Scan the entries below and extract each line with the word "that" in it.

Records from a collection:
----------------------------------------

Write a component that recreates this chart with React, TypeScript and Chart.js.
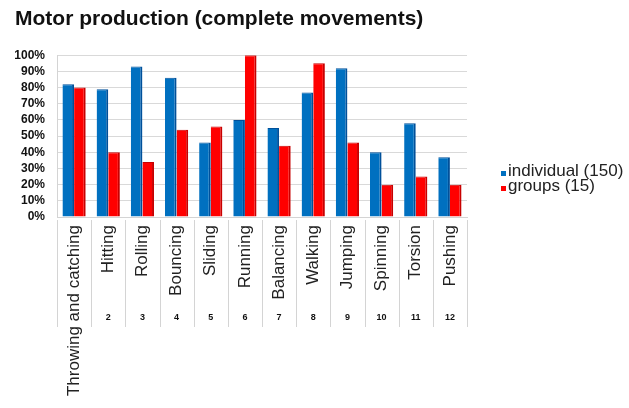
import { useEffect, useRef } from 'react';
import { Chart, registerables } from 'chart.js';

Chart.register(...registerables);

const categories = [
  'Throwing and catching',
  'Hitting',
  'Rolling',
  'Bouncing',
  'Sliding',
  'Running',
  'Balancing',
  'Walking',
  'Jumping',
  'Spinning',
  'Torsion',
  'Pushing',
];
const categoryNumbers = ['', '2', '3', '4', '5', '6', '7', '8', '9', '10', '11', '12'];
const individual = [82, 79, 93, 86, 46, 60, 55, 77, 92, 40, 58, 37];
const groups = [80, 40, 34, 54, 56, 100, 44, 95, 46, 20, 25, 20];
const seriesNames = ['individual (150)', 'groups (15)'];
const seriesColors = ['#0070C0', '#FF0000'];
const seriesEdges = ['#00509a', '#c80000'];
const titleText = 'Motor production (complete movements)';

const FONT = '"Liberation Sans", Arial, sans-serif';

const extrasPlugin = {
  id: 'extras',
  afterDraw(chart: any) {
    const ctx = chart.ctx;
    const x = chart.scales.x;
    const area = chart.chartArea;
    const half = (x.getPixelForValue(1) - x.getPixelForValue(0)) / 2;
    ctx.save();
    // category separators in the label area
    ctx.strokeStyle = '#d4d4d4';
    ctx.lineWidth = 1;
    for (let i = 0; i <= categories.length; i++) {
      const px = Math.round(x.getPixelForValue(0) - half + i * 2 * half) + 0.5;
      ctx.beginPath();
      ctx.moveTo(px, area.bottom + 3);
      ctx.lineTo(px, 327);
      ctx.stroke();
    }
    // category numbers
    ctx.fillStyle = '#111';
    ctx.font = 'bold 9px ' + FONT;
    ctx.textAlign = 'center';
    ctx.textBaseline = 'middle';
    categoryNumbers.forEach((n, i) => {
      ctx.fillText(n, x.getPixelForValue(i), 318);
    });
    // legend
    ctx.font = '17px ' + FONT;
    ctx.textAlign = 'left';
    ctx.textBaseline = 'alphabetic';
    seriesNames.forEach((name, i) => {
      const base = 176 + i * 15;
      ctx.fillStyle = seriesColors[i];
      ctx.fillRect(501, base - 5, 5, 5);
      ctx.fillStyle = '#222';
      ctx.fillText(name, 508, base);
    });
    ctx.restore();
  },
};

export default function App() {
  const ref = useRef<HTMLCanvasElement | null>(null);
  useEffect(() => {
    if (!ref.current) return;
    const chart = new Chart(ref.current, {
      type: 'bar',
      data: {
        labels: categories,
        datasets: [
          {
            label: seriesNames[0],
            data: individual,
            backgroundColor: seriesColors[0],
            borderColor: seriesEdges[0],
            borderWidth: { right: 2, top: 1, left: 0, bottom: 0 },
            categoryPercentage: 0.68,
            barPercentage: 1.0,
          },
          {
            label: seriesNames[1],
            data: groups,
            backgroundColor: seriesColors[1],
            borderColor: seriesEdges[1],
            borderWidth: { right: 2, top: 1, left: 0, bottom: 0 },
            categoryPercentage: 0.68,
            barPercentage: 1.0,
          },
        ],
      },
      options: {
        animation: false,
        responsive: true,
        maintainAspectRatio: false,
        layout: { padding: { left: 15, right: 162, top: 0, bottom: 0 } },
        plugins: {
          legend: { display: false },
          tooltip: { enabled: false },
          title: {
            display: true,
            text: titleText,
            align: 'start',
            color: '#111',
            font: { family: FONT, size: 21, weight: 'bold' },
            padding: { top: 7, bottom: 23 },
          },
        },
        scales: {
          x: {
            offset: true,
            grid: { display: false },
            border: { display: true, color: '#d4d4d4' },
            afterFit(scale: any) {
              scale.height = 191;
            },
            ticks: {
              autoSkip: false,
              minRotation: 90,
              maxRotation: 90,
              padding: 0,
              color: '#222',
              font: { family: FONT, size: 17 },
            },
          },
          y: {
            min: 0,
            max: 100,
            afterFit(scale: any) {
              scale.width = 42;
            },
            ticks: {
              stepSize: 10,
              autoSkip: false,
              padding: 12,
              color: '#111',
              font: { family: FONT, size: 12, weight: 'bold' },
              callback: (v: any) => v + '%',
            },
            grid: { color: '#d9d9d9', drawTicks: false },
            border: { display: true, color: '#d4d4d4' },
          },
        },
      },
      plugins: [extrasPlugin],
    });
    return () => chart.destroy();
  }, []);
  return (
    <div style={{ position: 'fixed', left: 0, top: 0, width: 629, height: 408, background: '#fff' }}>
      <canvas ref={ref} />
    </div>
  );
}
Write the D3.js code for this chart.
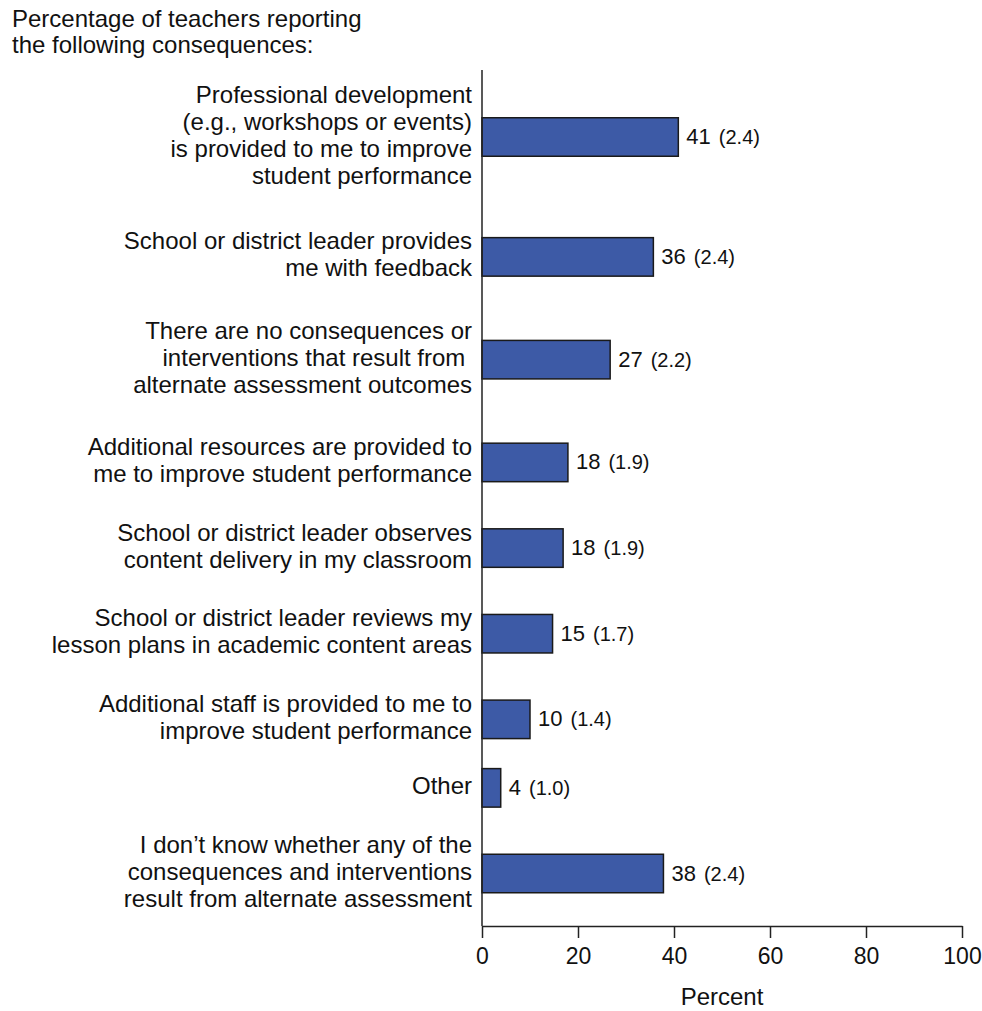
<!DOCTYPE html>
<html>
<head>
<meta charset="utf-8">
<script src="https://cdn.jsdelivr.net/npm/d3@7"></script>
<style>
  html, body { margin: 0; padding: 0; background: #fff; }
  svg { display: block; font-family: "Liberation Sans", Arial, Helvetica, sans-serif; }
</style>
</head>
<body>
<div id="chart"></div>
<script>
// ---- data ----
const titleLines = ["Percentage of teachers reporting", "the following consequences:"];
const categories = [
  "Professional development\n(e.g., workshops or events)\nis provided to me to improve\nstudent performance",
  "School or district leader provides\nme with feedback",
  "There are no consequences or\ninterventions that result from \nalternate assessment outcomes",
  "Additional resources are provided to\nme to improve student performance",
  "School or district leader observes\ncontent delivery in my classroom",
  "School or district leader reviews my\nlesson plans in academic content areas",
  "Additional staff is provided to me to\nimprove student performance",
  "Other",
  "I don\u2019t know whether any of the\nconsequences and interventions\nresult from alternate assessment"
];
const values = [40.9, 35.7, 26.7, 17.9, 16.9, 14.7, 10.0, 3.9, 37.8];
const valueLabels = ["41", "36", "27", "18", "18", "15", "10", "4", "38"];
const seLabels = ["(2.4)", "(2.4)", "(2.2)", "(1.9)", "(1.9)", "(1.7)", "(1.4)", "(1.0)", "(2.4)"];
const xTicks = [0, 20, 40, 60, 80, 100];
const xTitle = "Percent";

// ---- layout ----
const W = 982, H = 1011;
const plotLeft = 482, plotRight = 962, plotTop = 70, plotBottom = 926;
const barH = 38.5;
const textColor = "#111";
const barFill = "#3d5aa6";
const lineH = 27;

const svg = d3.select("#chart").append("svg").attr("width", W).attr("height", H);

const x = d3.scaleLinear().domain([0, 100]).range([plotLeft, plotRight]);

// vertical slots sized by the number of label lines
const lineCounts = categories.map(c => c.split("\n").length);
const weights = lineCounts.map(n => n + 0.5);
const pos = [0];
for (let i = 1; i < weights.length; i++) pos.push(pos[i - 1] + (weights[i - 1] + weights[i]) / 2);
const y = d3.scaleLinear().domain([0, pos[pos.length - 1]]).range([plotTop + 67, plotBottom - 52.5]);

// title
svg.append("g").selectAll("text").data(titleLines).join("text")
  .attr("x", 12).attr("y", (d, i) => 26.5 + i * 26.5)
  .attr("font-size", 24).attr("fill", textColor).text(d => d);

// bars
const rows = categories.map((c, i) => ({ c, v: values[i], lab: valueLabels[i], se: seLabels[i], yc: y(pos[i]) }));

svg.append("g").selectAll("rect").data(rows).join("rect")
  .attr("x", x(0)).attr("y", d => d.yc - barH / 2)
  .attr("width", d => x(d.v) - x(0)).attr("height", barH)
  .attr("fill", barFill).attr("stroke", "#1a1a1a").attr("stroke-width", 1.5);

// value labels
const vl = svg.append("g").selectAll("text").data(rows).join("text")
  .attr("x", d => x(d.v) + 8).attr("y", d => d.yc + 7)
  .attr("fill", textColor).attr("font-size", 22);
vl.append("tspan").text(d => d.lab);
vl.append("tspan").attr("dx", 8).attr("font-size", 20).text(d => d.se);

// category labels
const cl = svg.append("g").selectAll("text").data(rows).join("text")
  .attr("text-anchor", "end").attr("font-size", 24).attr("fill", textColor)
  .attr("xml:space", "preserve");
cl.each(function (d) {
  const lines = d.c.split("\n");
  const t = d3.select(this);
  lines.forEach((ln, j) => {
    t.append("tspan").attr("x", plotLeft - 10)
      .attr("y", d.yc + 6 + (j - (lines.length - 1) / 2) * lineH)
      .text(ln);
  });
});

// axes
svg.append("line")
  .attr("x1", plotLeft).attr("x2", plotLeft).attr("y1", plotTop).attr("y2", plotBottom)
  .attr("stroke", "#222").attr("stroke-width", 1.5);

const xAxis = svg.append("g").attr("transform", `translate(0,${plotBottom})`)
  .call(d3.axisBottom(x).tickValues(xTicks).tickSize(12).tickPadding(10).tickSizeOuter(0));
xAxis.select(".domain").attr("stroke", "#222").attr("stroke-width", 1.5);
xAxis.selectAll(".tick line").attr("stroke", "#222").attr("stroke-width", 1.5);
xAxis.selectAll(".tick text").attr("font-size", 23).attr("fill", textColor)
  .attr("font-family", "Liberation Sans, Arial, sans-serif");

svg.append("text").attr("x", (plotLeft + plotRight) / 2).attr("y", 1005)
  .attr("text-anchor", "middle").attr("font-size", 24).attr("fill", textColor).text(xTitle);
</script>
</body>
</html>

----------------------------------------

### Output
Write a component that recreates this chart with React, TypeScript and Chart.js.
  "There are no consequences or\ninterventions that result from \nalternate assessment outcomes",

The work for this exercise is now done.